Нога срослась, однако врачи чего-то там не дотумкали и с этих пор я приобрел заметную (правда, лишь вооруженным глазом) хромоту. Впрочем, этот недуг, помимо серьезных неудобств, принес мне и кой-какие дивиденды. Во-первых, массивная трость с набалдашником в виде головы льва (опять-таки Никин подарок) мне изрядно добавила импозантности и печальной мужественности. А во-вторых, своим физическим изъяном я, пусть и не сразу, но отвоевал за собой право заниматься работой преимущественно в домашних условиях. Дело в том, что самым страшным в жизни я всегда считал строго нормированный рабочий день, который при этом предусматривает еще и обязательное его отсиживание в конторе. Теперь же при каждом удобном случае я имел возможность преувеличивать размах и масштаб своих физических страданий, связанных с процессом приползания к месту работы и обратно. Поначалу начальство морщилось и кривило рожу, однако когда в мирке местной журналистики у меня появилось какое-никакое, но имя, мне все чаще стали идти навстречу, а затем и вовсе махнули рукой, мол «пиши где хошь – главное, вовремя вынь да положь». Ну а писать – это не топором махать. Это мы с превеликим удовольствием. Как говорится, дурное дело – нехитрое.

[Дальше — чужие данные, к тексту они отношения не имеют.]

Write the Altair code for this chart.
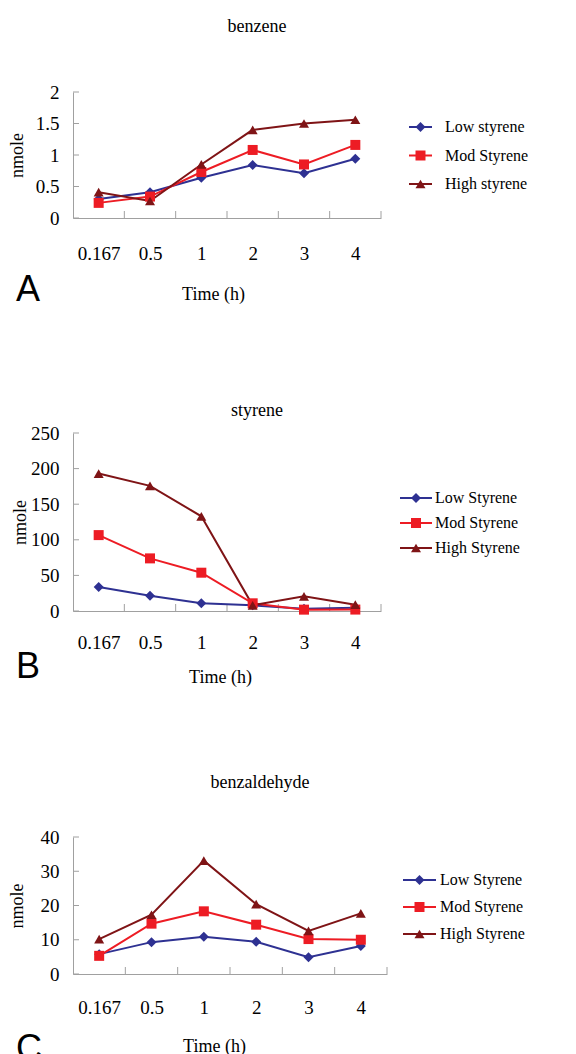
import json
import altair as alt
import pandas as pd

# ---------------- data ----------------
times = ["0.167", "0.5", "1", "2", "3", "4"]

benzene_low = [0.30, 0.41, 0.64, 0.84, 0.71, 0.94]
benzene_mod = [0.24, 0.34, 0.73, 1.08, 0.85, 1.16]
benzene_high = [0.41, 0.27, 0.85, 1.40, 1.50, 1.56]

styrene_low = [33.6, 21.5, 10.8, 8.0, 3.3, 4.7]
styrene_mod = [106.6, 73.9, 53.8, 10.8, 1.9, 2.0]
styrene_high = [193.0, 175.8, 133.0, 8.0, 20.6, 8.9]

benzaldehyde_low = [5.8, 9.3, 10.9, 9.4, 4.9, 8.2]
benzaldehyde_mod = [5.3, 14.7, 18.3, 14.4, 10.2, 10.0]
benzaldehyde_high = [10.2, 17.3, 33.1, 20.4, 12.6, 17.7]

series_a = ["Low styrene", "Mod Styrene", "High styrene"]
series_bc = ["Low Styrene", "Mod Styrene", "High Styrene"]

ticks_a = [0, 0.5, 1, 1.5, 2]
ticks_b = [0, 50, 100, 150, 200, 250]
ticks_c = [0, 10, 20, 30, 40]

colors = ["#2E3192", "#ED1C24", "#7F1416"]
shapes = ["diamond", "square", "triangle-up"]
marker_sizes = [100, 100, 135]

SERIF = "Liberation Serif"
SANS = "Liberation Sans"
GRAY = "#A0A0A0"


def panel(title, letter, names, values, yticks, w, h, c):
    rows = []
    for name, vals in zip(names, values):
        for i, (t, v) in enumerate(zip(times, vals)):
            rows.append({"series": name, "time": t, "pos": i + 0.5, "value": v})
    df = pd.DataFrame(rows)

    xscale = alt.Scale(domain=[0, len(times)], nice=False, zero=False)
    yscale = alt.Scale(domain=[yticks[0], yticks[-1]], nice=False)
    cscale = alt.Scale(domain=names, range=colors)
    sscale = alt.Scale(domain=names, range=shapes)
    zscale = alt.Scale(domain=names, range=marker_sizes)

    xaxis = alt.Axis(
        values=[i + 0.5 for i in range(len(times))],
        labelExpr=json.dumps(times) + "[floor(datum.value)]",
        ticks=False, tickSize=0, grid=False, domainColor=GRAY,
        labelPadding=c["xlp"], labelOverlap=False, labelFlush=False,
        title="Time (h)", titleX=c["xtx"], titleY=c["xty"],
        titleBaseline="middle", titleAlign="center",
    )
    yaxis = alt.Axis(
        values=yticks, labelExpr="'' + datum.value", ticks=False, tickSize=0,
        grid=False, domainColor=GRAY, labelPadding=14, labelOverlap=False,
        labelFlush=False,
        title="nmole", titleX=c["ytx"], titleY=h / 2,
        titleBaseline="middle", titleAlign="center",
    )
    X = alt.X("pos:Q", scale=xscale, axis=xaxis)
    Y = alt.Y("value:Q", scale=yscale, axis=yaxis)
    color = alt.Color("series:N", scale=cscale, legend=None)
    shape = alt.Shape("series:N", scale=sscale, legend=None)
    size = alt.Size("series:N", scale=zscale, legend=None)

    ytick_rules = alt.Chart(pd.DataFrame({"value": yticks})).mark_rule(
        color=GRAY, strokeWidth=1
    ).encode(y=Y, x=alt.value(0), x2=alt.value(6))
    xtick_rules = alt.Chart(
        pd.DataFrame({"pos": list(range(1, len(times) + 1))})
    ).mark_rule(color=GRAY, strokeWidth=1).encode(
        x=X, y=alt.value(h), y2=alt.value(h - 7)
    )
    lines = alt.Chart(df).mark_line(strokeWidth=2).encode(
        x=X, y=Y, color=color, detail="series:N"
    )
    points = alt.Chart(df).mark_point(filled=True, opacity=1).encode(
        x=X, y=Y, color=color, shape=shape, size=size
    )
    main = alt.layer(ytick_rules, xtick_rules, lines, points)

    leg_df = pd.DataFrame({"series": names})
    LY = alt.Y(
        "series:N",
        scale=alt.Scale(type="point", domain=names, range=c["rows"], padding=0),
        axis=None,
    )
    leg_line = alt.Chart(leg_df).mark_rule(strokeWidth=2).encode(
        y=LY, x=alt.value(c["lx"][0]), x2=alt.value(c["lx"][1]), color=color
    )
    leg_pt = alt.Chart(leg_df).mark_point(filled=True, opacity=1).encode(
        y=LY, x=alt.value((c["lx"][0] + c["lx"][1]) / 2), color=color,
        shape=shape, size=size
    )
    leg_txt = alt.Chart(leg_df).mark_text(
        align="left", baseline="middle", font=SERIF, fontSize=16, color="black"
    ).encode(y=LY, x=alt.value(c["tx"]), text="series:N")
    legend = alt.layer(leg_line, leg_pt, leg_txt)

    lab = alt.Chart(pd.DataFrame({"t": [letter]})).mark_text(
        align="left", baseline="alphabetic", font=SANS, fontSize=36, color="black"
    ).encode(text="t:N", x=alt.value(-57), y=alt.value(c["letter_y"]))

    return alt.layer(main, legend, lab).resolve_scale(y="independent").properties(
        width=w,
        height=h,
        title=alt.TitleParams(
            title, anchor="middle", frame="group", dx=c["tdx"], offset=c["toff"],
            font=SERIF, fontSize=18, fontWeight="normal", color="black",
        ),
    )


A = panel(
    "benzene", "A", series_a, [benzene_low, benzene_mod, benzene_high], ticks_a,
    308, 126,
    dict(xlp=26, xtx=140, xty=76, ytx=-56, rows=[35, 92], lx=[336, 359], tx=372,
         letter_y=209, tdx=30, toff=47),
)
B = panel(
    "styrene", "B", series_bc, [styrene_low, styrene_mod, styrene_high], ticks_b,
    308, 178,
    dict(xlp=22, xtx=147, xty=66, ytx=-53, rows=[65, 115], lx=[327, 359], tx=362,
         letter_y=245, tdx=30, toff=4),
)
C = panel(
    "benzaldehyde", "C", series_bc,
    [benzaldehyde_low, benzaldehyde_mod, benzaldehyde_high], ticks_c,
    314, 137,
    dict(xlp=24, xtx=141, xty=72, ytx=-56, rows=[43, 97], lx=[330, 363], tx=367,
         letter_y=223, tdx=30, toff=36),
)

inner = alt.vconcat(B, C, spacing=226, bounds="flush").resolve_scale(
    color="independent", shape="independent", size="independent"
)
chart = alt.vconcat(A, inner, spacing=215, bounds="flush").resolve_scale(
    color="independent", shape="independent", size="independent"
).properties(
    padding={"left": 0, "top": 10, "right": 0, "bottom": 0}
).configure_view(stroke=None).configure_axis(
    labelFont=SERIF, titleFont=SERIF, labelFontSize=19, titleFontSize=18,
    labelColor="black", titleColor="black", titleFontWeight="normal",
).configure_title(font=SERIF, fontSize=18, fontWeight="normal", color="black")

chart.save("out.html", embed_options={"renderer": "svg", "actions": False})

Ника появилась практически без опоздания, из чего я заключил, что дело у нее действительно срочное. Она подъехала на серебристой «ауди», вышла из машины и забрала с заднего сиденья здоровенную клеенчатую сумку, которая с наступлением рыночных перемен, похоже, вошла в отечественную моду навсегда. Ника послала водителю воздушный поцелуй, и тот уехал, как мне показалось, вполне удовлетворенный. О том, что Стрельцова принадлежит к редкой категории людей, которые «никогда не платят», мне было известно еще со школьных времен.